Memorandum Opinion Page 17

Actual Fraudulent Transfers

As to the Trustee's allegations of actual fraudulent transfers, the Court referenced a two-pronged test for actual fraud:
1. The Debtor transferred an interest in property; and
2. The transfer was made with the actual intent to hinder, delay or defraud creditors.
In language that leaves very little room for debate, the Memorandum Opinion states that:

The Court rejects the Trustee's argument of actual fraud.
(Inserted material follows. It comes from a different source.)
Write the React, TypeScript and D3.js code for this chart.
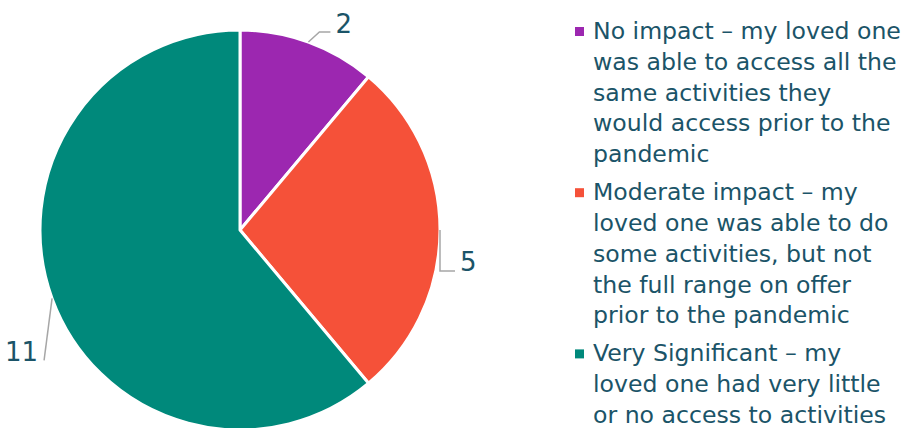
import React from "react";
import * as d3 from "d3";

const categories = [
  "No impact – my loved one was able to access all the same activities they would access prior to the pandemic",
  "Moderate impact – my loved one was able to do some activities, but not the full range on offer prior to the pandemic",
  "Very Significant – my loved one had very little or no access to activities",
];
const values = [2, 5, 11];
const legendLines = [
  ["No impact – my loved one", "was able to access all the", "same activities they", "would access prior to the", "pandemic"],
  ["Moderate impact – my", "loved one was able to do", "some activities, but not", "the full range on offer", "prior to the pandemic"],
  ["Very Significant – my", "loved one had very little", "or no access to activities"],
];
const colors = ["#9C27B0", "#F55139", "#00897B"];

const W = 903;
const H = 428;
const TEXT = "#1B5468";
const FONT = "'DejaVu Sans', Verdana, sans-serif";

const leaderLayout: Array<{ pts: [number, number][]; anchor: string; tx: number; ty: number }> = [
  { pts: [[11, -10], [22, -10]], anchor: "start", tx: 27, ty: -9 },
  { pts: [[0, 41], [15, 41]], anchor: "start", tx: 20, ty: 41 },
  { pts: [[-8, 62]], anchor: "end", tx: -14, ty: 63 },
];

export default function App() {
  const cx = 240;
  const cy = 230;
  const r = 200;
  const data = categories.map((c, i) => ({ c, v: values[i], i }));
  const pie = d3.pie<any>().sort(null).value((d) => d.v);
  const arcs = pie(data);
  const arc = d3.arc<any>().innerRadius(0).outerRadius(r);

  const lineH = 30.8;
  const itemGap = 38;
  let y = 39;
  const legendItems = legendLines.map((lines, i) => {
    const startY = y;
    y += (lines.length - 1) * lineH + itemGap;
    return { lines, startY, i };
  });

  return (
    <svg width={W} height={H} style={{ position: "absolute", left: 0, top: 0 }}>
      <rect width={W} height={H} fill="#fff" />
      <g transform={`translate(${cx},${cy})`}>
        {arcs.map((a, i) => (
          <path key={i} d={arc(a) as string} fill={colors[i]} stroke="#fff" strokeWidth={3} strokeLinejoin="round" />
        ))}
        {arcs.map((a, i) => {
          const mid = (a.startAngle + a.endAngle) / 2;
          const x0 = Math.sin(mid) * r;
          const y0 = -Math.cos(mid) * r;
          const L = leaderLayout[i];
          const pts: [number, number][] = [[x0, y0], ...L.pts.map(([dx, dy]) => [x0 + dx, y0 + dy] as [number, number])];
          return (
            <g key={"l" + i}>
              <polyline points={pts.map((p) => p.join(",")).join(" ")} fill="none" stroke="#A6A6A6" strokeWidth={1.5} />
              <text x={x0 + L.tx} y={y0 + L.ty} textAnchor={L.anchor} fontFamily={FONT} fontSize={26} fill={TEXT}>
                {a.data.v}
              </text>
            </g>
          );
        })}
      </g>
      <g>
        {legendItems.map((it) => (
          <g key={it.i}>
            <rect x={575} y={it.startY - 12} width={9} height={9} fill={colors[it.i]} />
            <text fontFamily={FONT} fontSize={23.6} fill={TEXT}>
              {it.lines.map((ln, k) => (
                <tspan key={k} x={593} y={it.startY + k * lineH}>
                  {ln}
                </tspan>
              ))}
            </text>
          </g>
        ))}
      </g>
    </svg>
  );
}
Although Goble, as sole indirect owner of NACI and member of its board of directors is an insider of NACI, the company was paying its bills on time, was not undercapitalized, received reasonably equivalent value for the Transfers, and did not improperly use, conceal, or remove assets, including customer monies. The Court specifically finds that the Transfers largely pre-dated FINRA's complaint against NACI lodged in Fall 2007. The Transfers were an established pattern of payment by NACI to Goble and were not in response or even remotely connected to the FINRA complaint. No other badges of fraud exist. 93  The Trustee did not prove actual fraud. . .

Memorandum Opinion Pages 23 - 24.

Fiduciary Duty

As to the Trustee's allegations that Goble had breached his fiduciary duty of loyalty and care at a time when NACl was purportedly undercapitalized, the Court found that "the Trustee proved no deficiency in NACI's capitalization" and, accordingly, "the Court can find no breach of any duty Goble owed NACI. See Page 24 of the Memorandum Opinion.


On September 30, 2014, judgment was entered on all counts in favor of Defendant Richard Goble against Plaintiff Trustee Richard N. Gilbert. In Re North American Clearing, Inc., Debtor.  / Robert N. Gilbert, Trustee, Plaintiff, vs. Richard Goble, Defendant. (MDFL, US Bankruptcy Court, FINAL JUDGMENT, Case No. 6:08-ap-00145-KSJ, Adversary No. 6:10-ap-00151-KSJ).